Similarly, in Commonwealth v. Shannon, 530 Pa. at 286, 608 A.2d at 1023, the defendant claimed that post-trial counsel was ineffective for failing to procure certain witnesses who purportedly would have offered favorable alibi testimony. Again, both post-trial and appellate counsel were members of the same public defender's office. We remanded for appointment of new counsel and an evidentiary hearing because we were unable to determine whether counsel had been ineffective absent testimony from the missing alibi witnesses. Cf. Commonwealth v. McBee, 513 Pa. 255, 520 A.2d 10 (1986)(finding that although counsel asserted his own ineffectiveness on appeal, remand for appointment of new counsel was unnecessary because it was clear from the record that the issue underlying the ineffectiveness claim was not of arguable merit).

Instantly, as in Ciptak and Shannon, the record is devoid of essential evidence which would enable the court to engage in an ineffective assistance analysis. Appellate counsel's reason for failing to preserve the issue of trial counsel's ineffectiveness cannot be gleaned from the record. Thus, we are unable *95 to determine whether appellate counsel was ineffective or whether the ineffectiveness claim is meritless.

Accordingly, the order of the Superior Court is reversed and the case is remanded to the trial court for appointment of new counsel and to conduct an evidentiary hearing on the issue of appellate counsel's ineffectiveness.

ZAPPALA and CAPPY, JJ., concur in the result.

NOTES

[1] 35 P.S. § 780-113(a)(16).

[2] 35 P.S. § 780-113(a)(30).

[3] 18 Pa.C.S. § 6106.

[4] In addition to his two ineffectiveness claims, appellant also raises before this Court the underlying suppression issue itself. In other words, appellant asks us to decide whether the evidence seized by police should have been suppressed.
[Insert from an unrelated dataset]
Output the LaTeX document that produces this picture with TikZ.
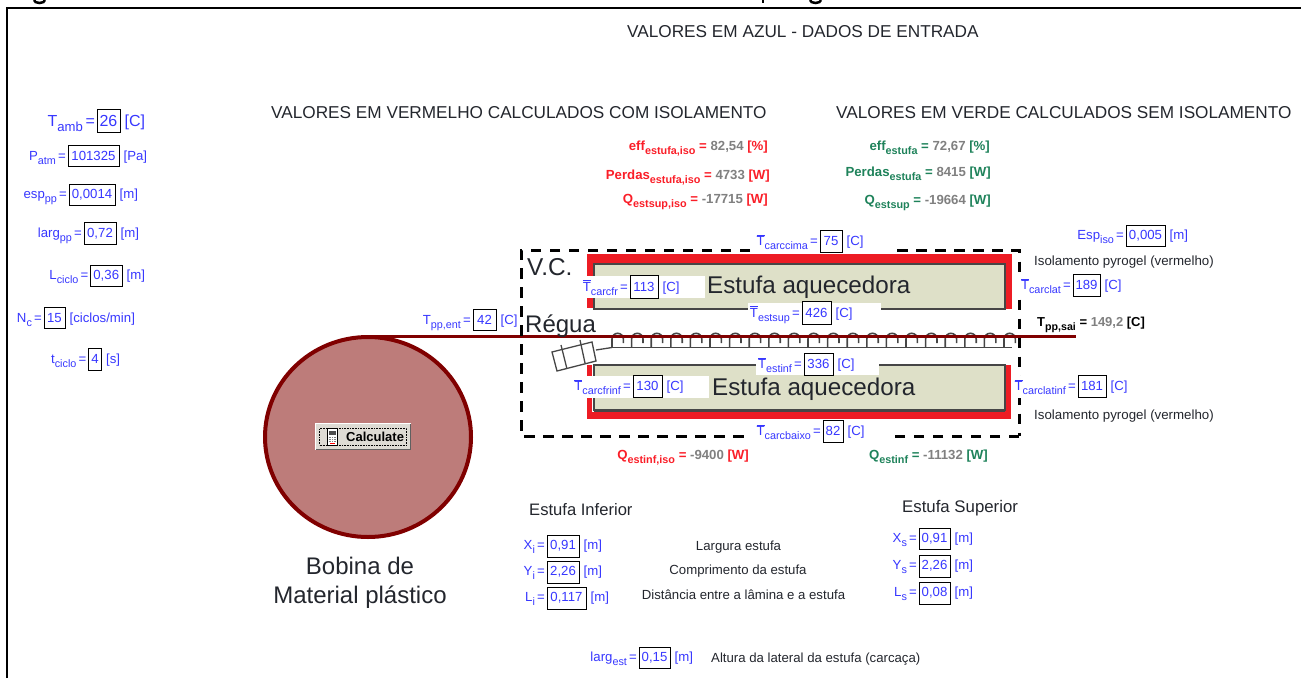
\documentclass[tikz,border=0pt]{standalone}
\usepackage{fontspec}
\usetikzlibrary{shapes.geometric}
\setmainfont{Liberation Sans}
\definecolor{inblue}{RGB}{55,55,255}
\definecolor{resred}{RGB}{250,30,40}
\definecolor{resgreen}{RGB}{30,130,90}
\definecolor{resgray}{RGB}{128,128,128}
\definecolor{coilred}{RGB}{128,0,0}
\definecolor{coilfill}{RGB}{189,124,122}
\definecolor{beige}{RGB}{222,224,200}
\definecolor{isored}{RGB}{237,28,36}
\definecolor{heatline}{RGB}{70,70,70}
\definecolor{btn}{RGB}{222,219,212}
\definecolor{dtxt}{RGB}{35,38,45}
\newcommand\fsz[1]{\fontsize{#1}{#1}\selectfont}
\newcommand\sbs[1]{\raisebox{-.32em}{\scalebox{.82}{#1}}}
\newcommand\Tbar{$\overline{\mbox{T}}$}
% \inp[size]{name}{xl}{xr}{yt}{yb}{label}{value}{unit}
\newcommand\inp[8][13.2]{%
  \node[boxv,font=\fsz{#1},minimum width={(#4)-(#3)},minimum height={(#6)-(#5)}] (#2) at ({(#3+#4)/2},{(#5+#6)/2}) {#8};
  \node[lbl,font=\fsz{#1},anchor=base east] (#2-l) at ([xshift=-1.5pt]#2.base west) {#7\,=};
}
\newcommand\unt[3][13.2]{\node[lbl,font=\fsz{#1},anchor=base west] (#2-u) at ([xshift=4pt]#2.base east) {#3};}
% \res{name}{xr}{y}{colour}{word}{sub}{value}{unit}
\newcommand\res[8]{\node[anchor=base east,inner sep=0pt,font=\fsz{13.2}\bfseries,text=#4] (#1) at (#2,#3) {#5\sbs{#6} = \textcolor{resgray}{#7} [#8]};}
\tikzset{
  boxv/.style={draw=black,line width=.9pt,fill=white,text=inblue,inner sep=0pt,align=center},
  lbl/.style={text=inblue,inner sep=0pt},
  plain/.style={text=dtxt,inner sep=0pt},
  title/.style={plain,font=\fsz{17.2},anchor=base west},
  cover/.style={fill=white,draw=none},
  heatbox/.style={fill=beige,draw=heatline,line width=1.6pt},
  hook/.style={draw=heatline,line width=1.6pt},
  vc/.style={line width=3pt,black,dash pattern=on 10.5pt off 8.5pt},
}
\begin{document}
\begin{tikzpicture}[x=1pt,y=-1pt]
\useasboundingbox (0,0) rectangle (1301,678);
% frame
\draw[line width=2pt,black] (6.5,678) -- (6.5,7.5) -- (1301,7.5);
\draw[line width=2.5pt,black] (34,0) arc[start angle=180,end angle=0,x radius=5.5,y radius=3];
\draw[line width=2pt,black] (763,0) -- (763,3);
\draw[line width=2.5pt,black] (810,0) arc[start angle=180,end angle=0,x radius=5.5,y radius=3];
% titles
\node[title] (t1) at (627,37.5) {VALORES EM AZUL - DADOS DE ENTRADA};
\node[title] (t2) at (271,118.5) {VALORES EM VERMELHO CALCULADOS COM ISOLAMENTO};
\node[title] (t3) at (836,118.5) {VALORES EM VERDE CALCULADOS SEM ISOLAMENTO};
% bobina
\node[ellipse,draw=coilred,fill=coilfill,line width=4pt,minimum width=206pt,minimum height=200pt,inner sep=0pt,outer sep=0pt] (bob) at (368,437) {};
\coordinate (lineend) at (1076,336.5);
% heaters: insulation
\fill[isored] (587,254) rectangle (1012,264);
\fill[isored] (587,254) rectangle (594,308);
\fill[isored] (1005,254) rectangle (1012,309);
\fill[isored] (587,412) rectangle (1011,419);
\fill[isored] (587,365) rectangle (592,419);
\fill[isored] (1005,365) rectangle (1011,419);
\node[heatbox,minimum width=411pt,minimum height=45pt,inner sep=0pt] (hs) at (799.5,286.5) {};
\node[heatbox,minimum width=411pt,minimum height=45pt,inner sep=0pt] (hi) at (799.5,387.5) {};
\draw[heatline,line width=.8pt] (594,411) -- (1005,411);
% coils
\coordinate (base0) at (612,347.5);
\coordinate (base1) at (1012,347.5);
\draw[hook] (base0) -- (base1);
\foreach \k in {0,...,20}{
  \draw[hook] ({612+19.6*\k},347.5) -- ({612+19.6*\k},339) arc[start angle=180,end angle=360,radius=5.7] -- ++(0,4);
}
\draw[coilred,line width=2.6pt] (bob.north |- lineend) -- (lineend);
% rollers
\draw[heatline,line width=1.3pt,fill=white] (552,352) -- (592,342) -- (596,361) -- (557,371) -- cycle;
\draw[heatline,line width=1.3pt] (561,345) -- (567,369) (580,340) -- (585,363);
\draw[heatline,line width=1.3pt] (596,350) -- (base0);
% control volume
\draw[vc] (750,250) -- (521,250) -- (521,436) -- (752,436);
\draw[vc] (1019,436) -- (892,436);
\draw[vc] (897,250.5) -- (1019,250.5) -- (1019,436);
% covers
\fill[cover] (584,276) rectangle (705,298);
\fill[cover] (574,376) rectangle (709,398);
\fill[cover] (748,303) rectangle (881,326);
\fill[cover] (756,357) rectangle (879,375);
\fill[cover] (1017.5,276) rectangle (1071,297);
\fill[cover] (1012,376) rectangle (1077,398);
\fill[cover] (752,231) rectangle (860,252.5);
\fill[cover] (752,421) rectangle (865,443);
% texts in the drawing
\node[plain,font=\fsz{24.2},anchor=base west] (est1) at (707,293) {Estufa aquecedora};
\node[plain,font=\fsz{24.2},anchor=base west] (est2) at (712,395) {Estufa aquecedora};
\node[plain,font=\fsz{24.4},anchor=base west] (vcl) at (527,275) {V.C.};
\node[plain,font=\fsz{24},anchor=base west] (reg) at (525,332.5) {Régua};
% button
\node[fill=btn,minimum width=95pt,minimum height=26pt,inner sep=0pt,outer sep=0pt] (btn) at (363,436.5) {};
\draw[white,line width=1.2pt] (btn.south west) -- (btn.north west) -- (btn.north east);
\draw[gray!75!black,line width=1.8pt] (btn.north east) -- (btn.south east) -- (btn.south west);
\node[draw=black,densely dotted,line width=.6pt,minimum width=87pt,minimum height=17pt,inner sep=0pt] (btni) at (363,436.5) {};
\node[draw=black,fill=white,line width=.8pt,minimum width=10pt,minimum height=17pt,inner sep=0pt] (calc) at (332,437) {};
\fill[black!70] (328.5,430.5) rectangle (335.5,435);
\fill[red] (330,442.5) rectangle (335,443.5);
\foreach \yy in {437,439,441}{\draw[gray,line width=.7pt,densely dotted] (328.5,\yy) -- (335.5,\yy);}
\node[inner sep=0pt,font=\fsz{13}\bfseries,anchor=base west] (calcl) at (346,441) {Calculate};
% bobina label
\node[plain,font=\fontsize{24}{29}\selectfont,align=center] (boblbl) at (360,583) {Bobina de\\Material plástico};
% left inputs
\inp[16]{tamb}{97}{120}{109}{132}{T\sbs{amb}}{26}\unt[16]{tamb}{[C]}
\inp{patm}{68}{119}{145}{166}{P\sbs{atm}}{101325}\unt{patm}{[Pa]}
\inp{esp}{69}{115}{184}{205}{esp\sbs{pp}}{0,0014}\unt{esp}{[m]}
\inp{larg}{84}{116}{222.5}{244}{larg\sbs{pp}}{0,72}\unt{larg}{[m]}
\inp{lcic}{90.5}{122}{265}{286.5}{L\sbs{ciclo}}{0,36}\unt{lcic}{[m]}
\inp{nc}{44}{65}{307}{328.5}{N\sbs{c}}{15}\unt{nc}{[ciclos/min]}
\inp{tcic}{88.5}{101.5}{348}{370}{t\sbs{ciclo}}{4}\unt{tcic}{[s]}
% drawing inputs
\inp{tent}{473}{496}{309}{330}{T\sbs{pp,ent}}{42}\unt{tent}{[C]}
\inp{tcima}{820}{842}{230}{252}{\Tbar\sbs{carccima}}{75}\unt{tcima}{[C]}
\inp{tfr}{630}{658}{275}{298}{\Tbar\sbs{carcfr}}{113}\unt{tfr}{[C]}
\inp{tsup}{802}{831}{301}{324}{\Tbar\sbs{estsup}}{426}\unt{tsup}{[C]}
\inp{tinf}{804}{833}{353}{375}{\Tbar\sbs{estinf}}{336}\unt{tinf}{[C]}
\inp{tfri}{633}{662}{375}{397}{\Tbar\sbs{carcfrinf}}{130}\unt{tfri}{[C]}
\inp{tlat}{1073}{1100}{274}{296}{\Tbar\sbs{carclat}}{189}\unt{tlat}{[C]}
\inp{tlati}{1078}{1106}{375}{397}{\Tbar\sbs{carclatinf}}{181}\unt{tlati}{[C]}
\inp{tbx}{823}{843}{420}{442}{\Tbar\sbs{carcbaixo}}{82}\unt{tbx}{[C]}
\inp{eiso}{1126}{1165}{225}{246}{Esp\sbs{iso}}{0,005}\unt{eiso}{[m]}
\node[plain,font=\fsz{13.3},anchor=base west] (iso1) at (1034,265.5) {Isolamento pyrogel (vermelho)};
\node[plain,font=\fsz{13.3},anchor=base west] (iso2) at (1034,419) {Isolamento pyrogel (vermelho)};
% exit temperature
\node[anchor=base west,inner sep=0pt,font=\fsz{13}\bfseries,text=black] (tsai) at (1037,326.5) {T\sbs{pp,sai} = \textcolor{resgray}{149,2} [C]};
% results
\res{r1}{768}{150}{resred}{eff}{estufa,iso}{82,54}{\%}
\res{r2}{770}{179}{resred}{Perdas}{estufa,iso}{4733}{W}
\res{r3}{768}{203}{resred}{Q}{estsup,iso}{-17715}{W}
\res{g1}{990}{150}{resgreen}{eff}{estufa}{72,67}{\%}
\res{g2}{991}{176}{resgreen}{Perdas}{estufa}{8415}{W}
\res{g3}{991}{204}{resgreen}{Q}{estsup}{-19664}{W}
\res{r4}{749}{459}{resred}{Q}{estinf,iso}{-9400}{W}
\res{g4}{988}{459}{resgreen}{Q}{estinf}{-11132}{W}
% estufa parameters
\node[plain,font=\fsz{16.6},anchor=base west] (ei) at (529,515.5) {Estufa Inferior};
\node[plain,font=\fsz{16.8},anchor=base west] (es) at (902,512) {Estufa Superior};
\inp{xi}{547}{579}{535}{557}{X\sbs{i}}{0,91}\unt{xi}{[m]}
\inp{yi}{547}{579}{561}{583}{Y\sbs{i}}{2,26}\unt{yi}{[m]}
\inp{li}{547}{586}{587}{609}{L\sbs{i}}{0,117}\unt{li}{[m]}
\inp{xs}{919}{950}{528}{549}{X\sbs{s}}{0,91}\unt{xs}{[m]}
\inp{ys}{919}{950}{555}{577}{Y\sbs{s}}{2,26}\unt{ys}{[m]}
\inp{ls}{919}{950}{582}{604}{L\sbs{s}}{0,08}\unt{ls}{[m]}
\inp{lest}{639}{670}{647}{668}{larg\sbs{est}}{0,15}\unt{lest}{[m]}
\node[plain,font=\fsz{13.2}] (d1) at (738.5,547) {Largura estufa};
\node[plain,font=\fsz{13.2}] (d2) at (738,571) {Comprimento da estufa};
\node[plain,font=\fsz{13.2}] (d3) at (743.5,595) {Distância entre a lâmina e a estufa};
\node[plain,font=\fsz{13.2},anchor=base west] (d4) at (711,662) {Altura da lateral da estufa (carcaça)};
\end{tikzpicture}
\end{document}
We will not address this issue because it is waived due to trial counsel's failure to raise it in his post-verdict motion. Prior to the adoption of the current version of Pa.R.Crim.P. 1410, any claims not raised in post-trial motions were considered waived. New Rule 1410 is effective only as to cases in which the determination of guilt occurred on or after January 1, 1994. Since appellant was convicted on March 3, 1993, prior to the effective date of new Rule 1410, trial counsel's failure to incorporate the suppression issue into his post-verdict motion resulted in its waiver.

Moreover, appellant cannot revive the suppression issue by asserting counsel's failure to preserve it. In considering counsel's ineffectiveness, we do not decide the issue which counsel was ineffective in failing to preserve. Rather,

our analysis of the abandoned claim is undertaken solely for the purpose of resolving questions of ineffective representation. Not having been raised in post-trial motions, the claim itself has not been properly preserved for appellate review ..... [o]nce we conclude that the omitted contention is of arguable merit, our inquiry into the substance of the claim ceases and shifts to an analysis of post-trial counsel's basis for decision.

Commonwealth v. Hubbard, 472 Pa. 259, 278, 372 A.2d 687, 696 (1977).

[5] In his brief to this Court, appellant asserts that "although he was privately retained in this case, trial counsel, Joseph Paletta, was at that time and still is to this day a member of the same Public Defender's Office as appellate counsel." Appellant's Reply Brief at 3. However, there is no evidence of record that trial counsel has ever been affiliated with the public defender's office. Moreover, in the Praecipe For Appearance filed with the Court of Common Pleas of Allegheny County, trial counsel indicated that he was representing appellant in his capacity as a privately-retained attorney, rather than as a public defender. See Commonwealth v. Young, 456 Pa. 102, 115 & n. 15, 317 A.2d 258, 264 & n. 15 (1974)(holding that on appellate review, a court may not consider facts outside the record); Commonwealth v. Rini, 285 Pa.Super. 475, 481, 427 A.2d 1385, 1389 (1981)(same).